Each photograph is associated with a text caption that consists of the following seven fields: a unique identifier, a title of the picture, a free-text description of the semantic content of the image, notes for additional information about the photograph, the originator of the photo and the location and date of where and when the photo was taken. These annotations exist in three different languages, with the English and German versions manually checked and corrected to provide a reliable set of annotations, and the Spanish version currently being processed. Annotations are stored in a database which is also managed by a benchmark administration system that allows the specification of parameters according to which different subsets of the image collection can be generated. More information on the benchmark can be found on the web page of IAPR TC-12.

The IAPR TC-12 Benchmark at ImageCLEF

ImageCLEF has been provided with such a subset for its upcoming evaluation event (ImageCLEF 2006) for a task concerning the ad-hoc retrieval of images from photographic image collections (ImageCLEFphoto). Participants are provided with the full collection of 20,000 images, however will not receive the complete set of annotations, but a range from complete annotations to no annotation at all. Data will be provided in English and German in order to enable the evaluation of multilingual text-based retrieval systems.
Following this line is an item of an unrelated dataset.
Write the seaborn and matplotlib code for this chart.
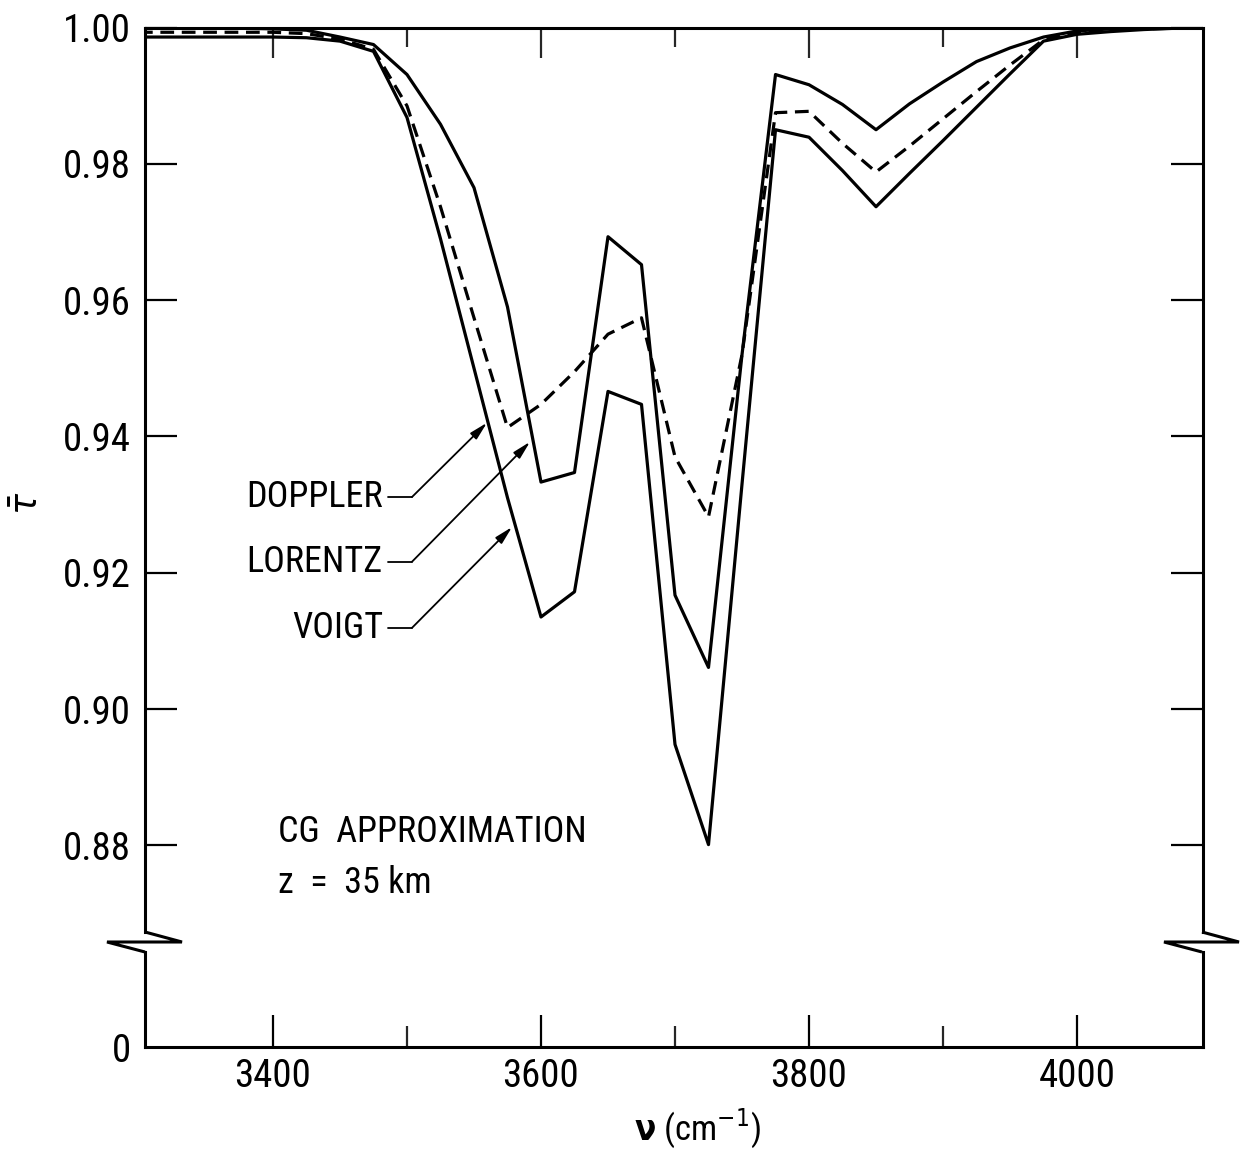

In addition to the existing text and/or content based cross-language image retrieval task, ImageCLEF will also use the IAPR TC-12 Benchmark in an extra task for Content Based Image Retrieval. ImageCLEF has also expressed interest in having just one text annotation file with a randomly selected language for each image for ImageCLEF 2007, making full use of the benchmark's parametric nature.

The IAPR TC-12 Benchmark in the Future

It is recognised that the benchmarks are not static, as the field of visual information search might (and will) develop, mature and/or even change. Consequently, benchmarks will have to evolve and be augmented with additional features or characteristics, and the IAPR TC-12 Benchmark will be no exception here. Apart from the planned completion of the Spanish annotations, this could comprise the addition of several different annotation formats following a structured annotation defined in MPEG-7, an ontology-based keyword annotation or even non-text annotations like an audio annotation.

The method of generating various types of visual information might produce different characteristics in the future, and databases might have to be searched in different ways accordingly. Hence, benchmarks with several different component sets geared to different requirements will be necessary, and the parametric IAPR TC-12 Benchmark has taken a significant step towards that goal.